"Sir, I'm sorry there are no available seats yet," the maître d’ of the restaurant told me upon arriving.
"Oh. I have a reservation," I said, feeling the hunger pangs in my tummy.
"Sir, is it okay if you wait for 10 to 15 minutes?" she said.
"What do you mean wait?" I replied, my voice dropping dangerously low. "I called and you guys said I have a table ready."
"Sir, I apologize for the problem," she said. The maître d’ could see I was getting upset.
I was tired, sleepy, and my patience was dangerously thin. I had been flying to two different cities in the past two days and since I'm no longer a spring chicken, fatigue was taking its toll on me. That, plus two margaritas, a mojito, and three hours of sleep last night.
"Would it be okay for you to wait? We have tables outside and we will give you a complimentary drink."
I don't need your free drink, I wanted to say, but I forced myself to calm down. I was in Davao for work and I wanted to try Claude's Le Café de Ville, which they say is one of the best restaurants in the city.
I decided to let the incident pass and enjoy the night. I sat at a table outside and ordered a glass of kir. I read a few pages of Javier Marías' book When I Was Mortal while waiting. I was in the middle of a story about a mother auditioning for her first porn movie when I was called to transfer inside. It was only then that I noticed the charm of the place.
Claude has been offering delicious French cuisine to Davaoeños for 15 years. The place was tiny, and it was reminiscent of those small Parisian cafés with wooden interiors and soft lighting. It was owned by a Frenchman who migrated to Davao and he wanted to build a place the reminded him of home.
I ordered a Niçoise salad, frog legs sautéed in olive oil and garlic, and their spécialité, roasted quail stuffed with baked caramelized apples and foie gras. I chose a bottle of rosé d'Anjou from the Loire region in France to go with the food.
The food was exquisite, each one a delight. I loved the quail dish the most, the sweetness of the apples balanced the richness of the foie gras which made for quite a wonderful mix. The wine was light, crisp, and fruity.
As I sat quietly eating in silence, I realized sometimes, there is no better place and time than the here and the now.
That I liked being alone in a tiny French restaurant in a strange city on a rainy night. That good food and good wine are some of the best things in this world. That I feel blessed to be able to enjoy this particular moment.
Derf once told me he was surprised by how much I get addicted to a song.
"I'm a passionate guy," I explained.
Derf is a très sérieux person. He likes to quietly brood in a corner, and you would more likely see a frown on his face rather than a smile. You have too many rules, I told him once, you're too rigid, too uptight.
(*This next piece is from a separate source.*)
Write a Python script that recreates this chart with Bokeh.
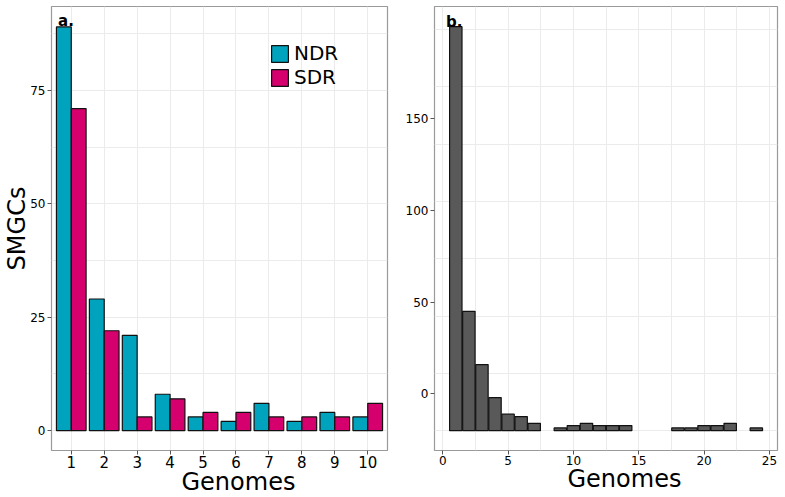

"I get intense with things, D. Parang nilulunod ko ang sarili ko sa kanila (It's like I drown myself in them); whether it's a beautiful film, or a poem, or food, or sex," I said. And love, I thought to myself.
"Yeah I know Kane. That's why you're quite endearing."
"Is there any other way to live?" I asked. "I must admit I can be quite the hedonist. The desire to cram into a single lifetime all the pleasures in the world, knowing it is not possible because we are mortal. Finite. But still, I try."
"That is why when I work, I really work. When I party, I really party. When I drink, I really drink. And when I have sex, well… let us not go there," I said and laughed.
"I want to enjoy my life too," Derf said quietly.
"You can D," I told him and smiled. "The world is our oyster, a great man once said. It's never too late. So what will it be?"
"Well, I guess oysters here we come," Derf said laughing, and for the first time since we became friends, I thought I saw a glimpse of joy in his face.